Although school leaders agree respecting intellectual property is an important concept for students to understand, some educators question the value of BSA's curriculum.

"Play It Safe in Cyberspace" is the second anti-piracy curriculum developed by BSA. The new curriculum will target young computer users.

"Kids are increasingly becoming more cyber-savvy at a younger age," said Laurie Head, BSA's director of marketing and communications. "We thought it was best to reach out to them at a younger age, when they are still forming their internet behaviors."

Software piracy remains a threat to the software industry.

"Almost half of all internet users have downloaded software on the internet. Eighty-one percent [of users] have not paid for all the copies they have made," Head said, citing figures from a BSA survey released May 29.

The U.S. software industry reportedly lost more than $2.6 billion to software piracy in 2000, according to "The 2000 Global Software Piracy Report" conducted by the International Planning and Research Corp.

"Piracy has increased worldwide three percentage points," added BSA spokeswoman Debbi Bauman.

In 1998, BSA created a similar curriculum with Scholastic Inc., called "Reboot Your Attitude," that focused on why kids shouldn't swap computer disks. But the proliferation of the internet has made it easier for students and others to copy software illegally, so the BSA felt the need to update its curriculum.

"There's more of an emphasis on the internet" in the new curriculum, Head said. "It still covers some of the same material, and it has more of an internet focus."

BSA is developing its newest curriculum with Weekly Reader, a 100-year-old company that publishes a weekly four-page newspaper for students in seven different grade levels that is distributed to some 50,000 schools nationwide.
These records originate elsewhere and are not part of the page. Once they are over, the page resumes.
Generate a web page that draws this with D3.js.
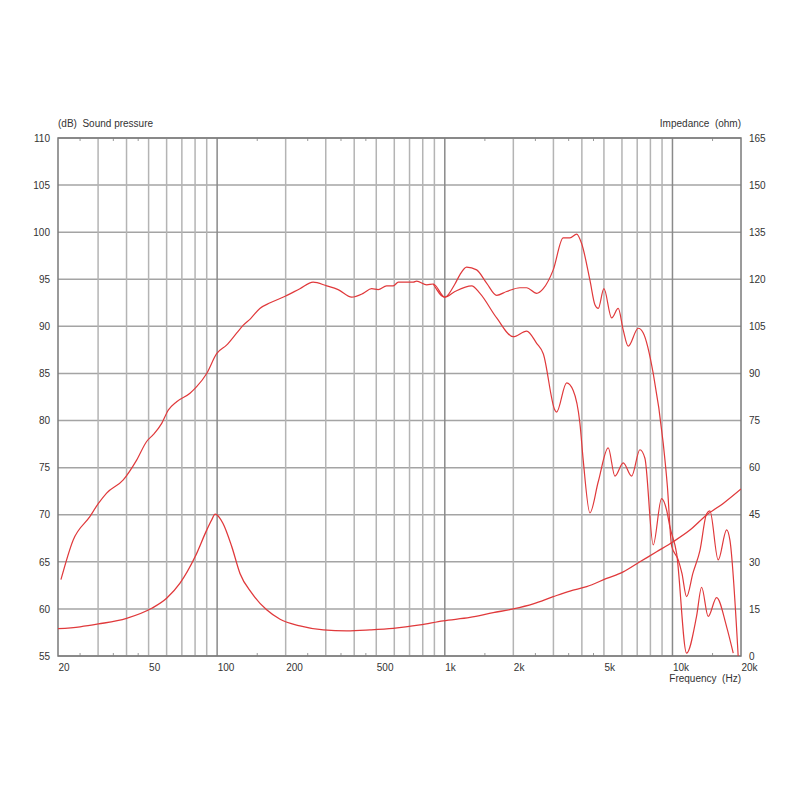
<!DOCTYPE html>
<html><head><meta charset="utf-8">
<script src="https://cdn.jsdelivr.net/npm/d3@7"></script>
<style>
html,body{margin:0;padding:0;background:#fff;}
svg text{font-family:"Liberation Sans",Arial,sans-serif;font-size:10px;fill:#333;}
</style></head>
<body><svg id="c" width="800" height="800"></svg>
<script>
// ---- data ----
const freqLabels = [20,50,100,200,500,1000,2000,5000,10000,20000];
const freqLabelText = ["20","50","100","200","500","1k","2k","5k","10k","20k"];
const gridFreqs = [30,40,50,60,70,80,90,100,200,300,400,500,600,700,800,900,1000,2000,3000,4000,5000,6000,7000,8000,9000,10000];
const majorFreqs = [100,1000,10000];
const minorTickFreqs = [25,35,45,150,250,350,450,1500,2500,3500,4500,15000];
const dbTicks = [55,60,65,70,75,80,85,90,95,100,105,110];
const ohmTicks = [0,15,30,45,60,75,90,105,120,135,150,165];

const splOnFreq = [20.6,23.3,27.6,30.1,32.7,38.7,44.3,49.1,52.4,57.1,61,66.4,76,81.3,90,99.5,110,122,130,140,154,171,199,231,264,303,340,390,438,477,510,555,594,625,727,752,833,890,1001,1108,1166,1247,1380,1526,1690,1869,2138,2288,2532,2707,2994,3312,3546,3794,3990,4340,4565,4720,5000,5405,5778,6078,6393,7074,7441,8232,9106,9500,9912,10600,11000,11535,12300,13200,14126,14604,15882,17294,17880,19436];
const splOnDb   = [63.1,67.3,69.8,71.2,72.3,73.7,75.8,77.8,78.5,79.7,81.1,82.0,82.9,83.6,85.0,87.1,88.0,89.3,90.1,90.8,91.9,92.5,93.2,94.0,94.7,94.3,93.9,93.1,93.5,94.0,93.9,94.3,94.3,94.7,94.7,94.8,94.4,94.5,93.1,94.5,95.5,96.3,96.0,94.6,93.3,93.7,94.1,94.1,93.5,94.0,96.0,99.4,99.4,99.8,98.8,94.9,92.3,91.9,94.0,90.9,91.9,89.6,87.9,89.8,89.3,85.0,77.6,73.0,66.7,65.2,63.8,61.3,63.8,66.2,70.1,70.4,65.2,68.4,67.3,55.0];

const splOffFreq = [890,1001,1108,1312,1427,1690,1998,2288,2532,2707,3046,3098,3428,3664,3922,4055,4340,4720,5222,5588,6078,6617,7194,7568,8232,8955,9422,9744,10430,11535,12757,13428,14354,15626,17294,18492];
const splOffDb   = [94.5,93.1,93.7,94.3,93.5,90.9,88.9,89.5,88.2,87.1,81.1,80.9,84.0,83.2,79.7,75.8,70.2,73.5,77.1,74.1,75.5,74.1,76.9,76.0,66.8,71.7,70.5,68.7,65.9,55.3,59.2,62.3,59.2,61.2,58.1,55.3];

const impFreq = [20,25,30.1,40,51.6,60,68.7,80,90,94.6,98,106,116,126,142,165,189,231,293,371,469,594,778,984,1290,1632,1998,2446,2994,3546,4198,5138,6078,7194,8518,10076,11932,14126,16706,20000];
const impOhm  = [8.7,9.3,10.2,12.0,15.2,18.4,23.2,31.6,40.1,43.3,45.2,42.3,34.8,26.3,20.0,14.7,11.7,9.6,8.3,8.0,8.3,8.8,9.9,11.2,12.3,13.8,15.0,16.6,18.9,20.7,22.1,24.7,26.8,30.0,33.2,36.4,40.1,44.9,48.6,53.2];

// ---- layout ----
const L=58, R=741, T=138, B=656;
const svg = d3.select("#c");
const x = d3.scaleLog().domain([20,20000]).range([L,R]);
const yL = d3.scaleLinear().domain([55,110]).range([B,T]);
const yR = d3.scaleLinear().domain([0,165]).range([B,T]);

svg.append("defs").append("clipPath").attr("id","clip")
  .append("rect").attr("x",L).attr("y",T).attr("width",R-L).attr("height",B-T);

// horizontal grid
svg.append("g").selectAll("line").data(dbTicks).join("line")
  .attr("x1",L).attr("x2",R).attr("y1",d=>yL(d)).attr("y2",d=>yL(d))
  .attr("stroke","#a4a4a4").attr("stroke-width",1.5);
// vertical grid
svg.append("g").selectAll("line").data(gridFreqs).join("line")
  .attr("x1",d=>x(d)).attr("x2",d=>x(d)).attr("y1",T).attr("y2",B)
  .attr("stroke",d=>majorFreqs.includes(d)?"#8a8a8a":"#b4b4b4").attr("stroke-width",1.5);
// minor ticks top/bottom
const mt = svg.append("g");
mt.selectAll("line.b").data(minorTickFreqs).join("line").attr("class","b")
  .attr("x1",d=>x(d)).attr("x2",d=>x(d)).attr("y1",B).attr("y2",B-3)
  .attr("stroke","#999").attr("stroke-width",1);
mt.selectAll("line.t").data(minorTickFreqs).join("line").attr("class","t")
  .attr("x1",d=>x(d)).attr("x2",d=>x(d)).attr("y1",T).attr("y2",T+3)
  .attr("stroke","#999").attr("stroke-width",1);
// frame
svg.append("rect").attr("x",L).attr("y",T).attr("width",R-L).attr("height",B-T)
  .attr("fill","none").attr("stroke","#7a7a7a").attr("stroke-width",1.5);

// axes (labels only)
const axL = svg.append("g").attr("transform",`translate(${L},0)`)
  .call(d3.axisLeft(yL).tickValues(dbTicks).tickSize(0).tickPadding(8).tickFormat(d3.format("d")));
const axR = svg.append("g").attr("transform",`translate(${R},0)`)
  .call(d3.axisRight(yR).tickValues(ohmTicks).tickSize(0).tickPadding(8).tickFormat(d3.format("d")));
const axB = svg.append("g").attr("transform",`translate(0,${B})`)
  .call(d3.axisBottom(x).tickValues(freqLabels).tickSize(0).tickPadding(5)
    .tickFormat((d,i)=>freqLabelText[i]));
[axL,axR,axB].forEach(a=>{a.select(".domain").remove(); a.selectAll("text").attr("fill","#333").style("font-size","10px").style("font-family","'Liberation Sans',Arial,sans-serif");});
axB.selectAll("text").attr("text-anchor","start").attr("dy","0.95em");

// titles
svg.append("text").attr("x",L).attr("y",127).text("(dB)  Sound pressure").style("white-space","pre");
svg.append("text").attr("x",R).attr("y",127).attr("text-anchor","end").text("Impedance  (ohm)").style("white-space","pre");
svg.append("text").attr("x",R).attr("y",682).attr("text-anchor","end").text("Frequency  (Hz)").style("white-space","pre");

// curves
const g = svg.append("g").attr("clip-path","url(#clip)");
const lineL = d3.line().x(d=>x(d[0])).y(d=>yL(d[1])).curve(d3.curveMonotoneX);
const lineR = d3.line().x(d=>x(d[0])).y(d=>yR(d[1])).curve(d3.curveMonotoneX);
const col = "#e0393b";
g.append("path").datum(d3.zip(impFreq,impOhm)).attr("d",lineR).attr("fill","none").attr("stroke",col).attr("stroke-width",1.3);
g.append("path").datum(d3.zip(splOffFreq,splOffDb)).attr("d",lineL).attr("fill","none").attr("stroke",col).attr("stroke-width",1.2);
g.append("path").datum(d3.zip(splOnFreq,splOnDb)).attr("d",lineL).attr("fill","none").attr("stroke",col).attr("stroke-width",1.2);
</script></body></html>
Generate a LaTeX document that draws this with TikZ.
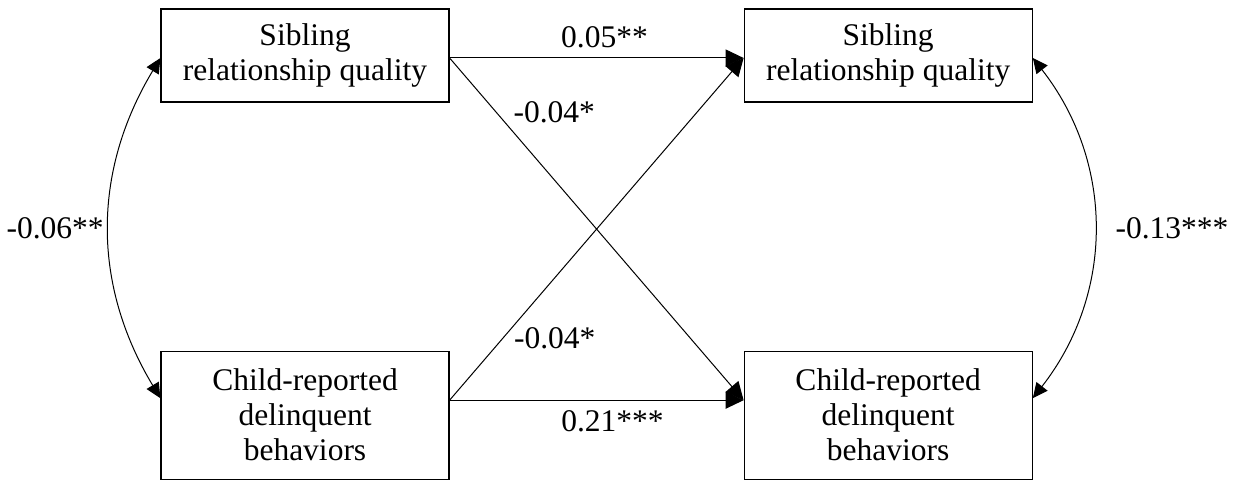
\documentclass[tikz,border=0pt]{standalone}
\usepackage{fontspec}
\setmainfont{Liberation Serif}
\usepackage{tikz}
\usetikzlibrary{arrows.meta, positioning, calc}

\begin{document}
\begin{tikzpicture}[x=0.5pt, y=0.5pt,
  varbox/.style={draw, line width=0.6pt, minimum width=144pt, align=center, inner sep=0pt, font=\fontsize{15.75}{17.5}\selectfont},
  effect/.style={-{Triangle[length=9pt,width=8.5pt]}, line width=0.5pt},
  covar/.style={{Triangle[length=7.5pt,width=7pt]}-{Triangle[length=7.5pt,width=7pt]}, line width=0.5pt},
  coef/.style={inner sep=0pt, font=\fontsize{15.75}{17.5}\selectfont}]
  \useasboundingbox (0,0) rectangle (1234,480);

  % time 1 and time 2 variables
  \node[varbox, minimum height=46.5pt] (sq1) at (305,424.5) {Sibling\\relationship quality};
  \node[varbox, minimum height=46.5pt, right=147pt of sq1] (sq2) {Sibling\\relationship quality};
  \node[varbox, minimum height=64pt, below=124pt of sq1] (cd1) {Child-reported\\delinquent\\behaviors};
  \node[varbox, minimum height=64pt, below=124pt of sq2] (cd2) {Child-reported\\delinquent\\behaviors};

  % stability and cross-lagged paths
  \draw[effect] ([yshift=-1.25pt]sq1.east) -- node[coef, above=5pt, pos=0.527] {0.05**} ([yshift=-1.25pt]sq2.west);
  \draw[effect] ([yshift=-1.25pt]sq1.east) -- node[coef, pos=0.158, anchor=west, xshift=8.5pt] {-0.04*} ([yshift=7.5pt]cd2.west);
  \draw[effect] ([yshift=7.5pt]cd1.east) -- node[coef, pos=0.182, anchor=west, xshift=5.25pt] {-0.04*} ([yshift=-1.25pt]sq2.west);
  \draw[effect] ([yshift=7.5pt]cd1.east) -- node[coef, below=5pt, pos=0.554] {0.21***} ([yshift=7.5pt]cd2.west);

  % within-time covariances
  \draw[covar] ([yshift=-1.25pt]sq1.west) to[bend right=31] node[coef, anchor=east, xshift=-2.5pt] {-0.06**} ([yshift=8.5pt]cd1.west);
  \draw[covar] ([yshift=-1.25pt]sq2.east) to[bend left=38] node[coef, anchor=west, xshift=10.5pt] {-0.13***} ([yshift=8.5pt]cd2.east);
\end{tikzpicture}
\end{document}
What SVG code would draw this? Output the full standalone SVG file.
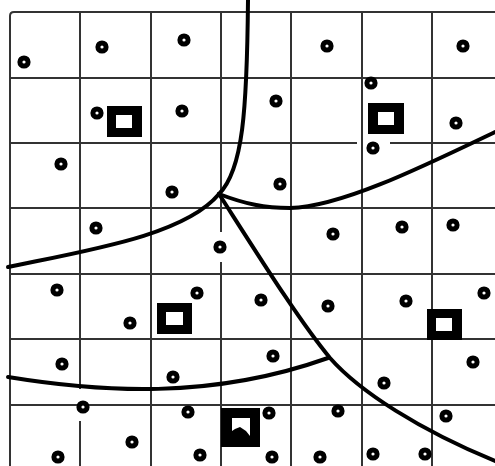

The Play It Safe in Cyberspace curriculum includes a short teacher's guide, activity sheets, and a classroom poster. There are four activities for grades three to five and four activities for grades six to eight.

Students will address questions such as: What is creative work? What is copyright law? Who get hurts when you copy software? What's your piracy I.Q.?

"It'll involve some online work and some interactive discussion in the classroom," Head said.

One activity has students write their principal a letter that explains what they've learned about software piracy and then asks the principal to initiate a software audit of the school's software.